**DIRECTION**: Quote the listing below in its entirety, omitting every image.

**DATA PROVIDED**:
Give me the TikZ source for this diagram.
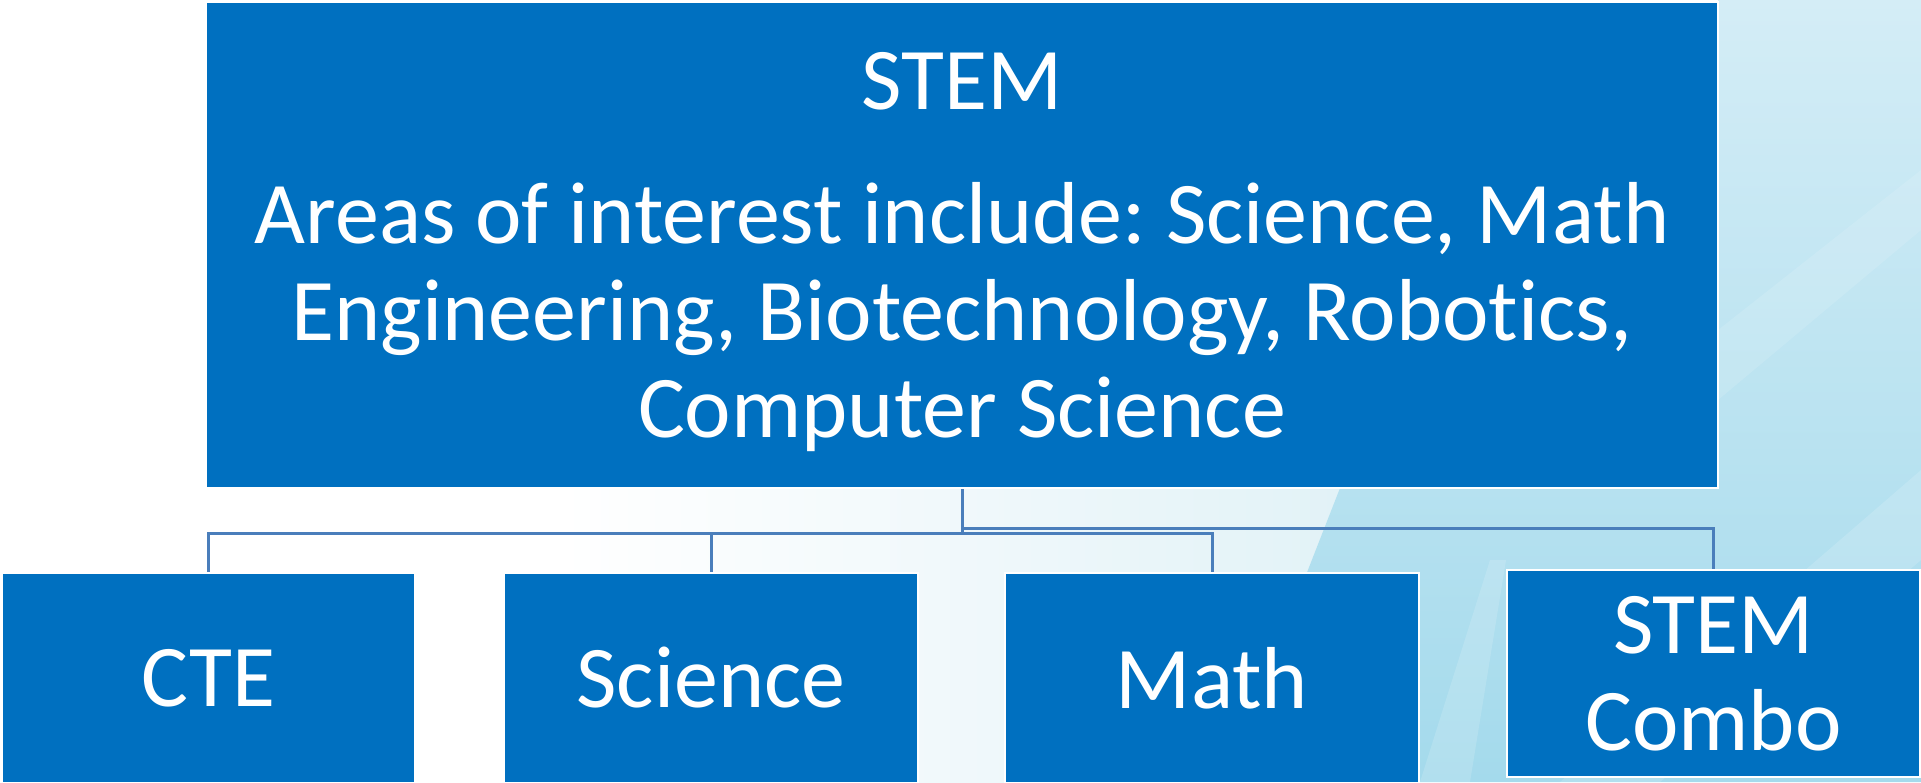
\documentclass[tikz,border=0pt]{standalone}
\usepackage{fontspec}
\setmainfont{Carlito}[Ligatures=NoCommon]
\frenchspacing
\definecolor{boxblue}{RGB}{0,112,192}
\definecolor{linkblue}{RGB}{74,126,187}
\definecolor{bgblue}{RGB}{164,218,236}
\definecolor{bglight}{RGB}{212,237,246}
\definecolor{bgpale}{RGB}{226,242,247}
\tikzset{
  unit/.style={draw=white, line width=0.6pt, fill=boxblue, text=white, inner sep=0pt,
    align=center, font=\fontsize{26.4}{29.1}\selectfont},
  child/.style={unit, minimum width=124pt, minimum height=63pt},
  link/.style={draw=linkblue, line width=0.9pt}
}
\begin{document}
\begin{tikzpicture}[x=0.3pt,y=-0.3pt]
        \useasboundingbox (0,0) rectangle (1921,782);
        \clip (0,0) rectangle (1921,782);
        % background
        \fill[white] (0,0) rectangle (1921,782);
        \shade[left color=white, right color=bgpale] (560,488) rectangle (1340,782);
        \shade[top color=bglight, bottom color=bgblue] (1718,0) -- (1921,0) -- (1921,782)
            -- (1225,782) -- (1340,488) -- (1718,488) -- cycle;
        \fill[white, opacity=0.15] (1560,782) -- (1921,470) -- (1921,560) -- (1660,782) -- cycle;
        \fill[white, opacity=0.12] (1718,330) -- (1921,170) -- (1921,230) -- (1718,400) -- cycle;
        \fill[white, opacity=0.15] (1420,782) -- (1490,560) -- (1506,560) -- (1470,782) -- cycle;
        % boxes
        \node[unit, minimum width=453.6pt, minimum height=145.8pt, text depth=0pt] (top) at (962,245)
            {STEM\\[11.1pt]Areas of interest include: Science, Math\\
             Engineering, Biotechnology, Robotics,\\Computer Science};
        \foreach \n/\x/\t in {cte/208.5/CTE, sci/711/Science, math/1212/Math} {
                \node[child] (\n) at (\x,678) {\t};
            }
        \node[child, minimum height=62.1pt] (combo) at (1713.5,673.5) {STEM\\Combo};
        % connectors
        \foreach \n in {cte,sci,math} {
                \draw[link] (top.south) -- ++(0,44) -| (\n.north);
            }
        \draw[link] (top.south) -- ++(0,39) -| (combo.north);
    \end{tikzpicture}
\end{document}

**ANSWER TO THIS TASK**:
Give me the TikZ source for this diagram.
\documentclass[tikz,border=0pt]{standalone}
\usepackage{fontspec}
\setmainfont{Carlito}[Ligatures=NoCommon]
\frenchspacing
\definecolor{boxblue}{RGB}{0,112,192}
\definecolor{linkblue}{RGB}{74,126,187}
\definecolor{bgblue}{RGB}{164,218,236}
\definecolor{bglight}{RGB}{212,237,246}
\definecolor{bgpale}{RGB}{226,242,247}
\tikzset{
  unit/.style={draw=white, line width=0.6pt, fill=boxblue, text=white, inner sep=0pt,
    align=center, font=\fontsize{26.4}{29.1}\selectfont},
  child/.style={unit, minimum width=124pt, minimum height=63pt},
  link/.style={draw=linkblue, line width=0.9pt}
}
\begin{document}
\begin{tikzpicture}[x=0.3pt,y=-0.3pt]
        \useasboundingbox (0,0) rectangle (1921,782);
        \clip (0,0) rectangle (1921,782);
        % background
        \fill[white] (0,0) rectangle (1921,782);
        \shade[left color=white, right color=bgpale] (560,488) rectangle (1340,782);
        \shade[top color=bglight, bottom color=bgblue] (1718,0) -- (1921,0) -- (1921,782)
            -- (1225,782) -- (1340,488) -- (1718,488) -- cycle;
        \fill[white, opacity=0.15] (1560,782) -- (1921,470) -- (1921,560) -- (1660,782) -- cycle;
        \fill[white, opacity=0.12] (1718,330) -- (1921,170) -- (1921,230) -- (1718,400) -- cycle;
        \fill[white, opacity=0.15] (1420,782) -- (1490,560) -- (1506,560) -- (1470,782) -- cycle;
        % boxes
        \node[unit, minimum width=453.6pt, minimum height=145.8pt, text depth=0pt] (top) at (962,245)
            {STEM\\[11.1pt]Areas of interest include: Science, Math\\
             Engineering, Biotechnology, Robotics,\\Computer Science};
        \foreach \n/\x/\t in {cte/208.5/CTE, sci/711/Science, math/1212/Math} {
                \node[child] (\n) at (\x,678) {\t};
            }
        \node[child, minimum height=62.1pt] (combo) at (1713.5,673.5) {STEM\\Combo};
        % connectors
        \foreach \n in {cte,sci,math} {
                \draw[link] (top.south) -- ++(0,44) -| (\n.north);
            }
        \draw[link] (top.south) -- ++(0,39) -| (combo.north);
    \end{tikzpicture}
\end{document}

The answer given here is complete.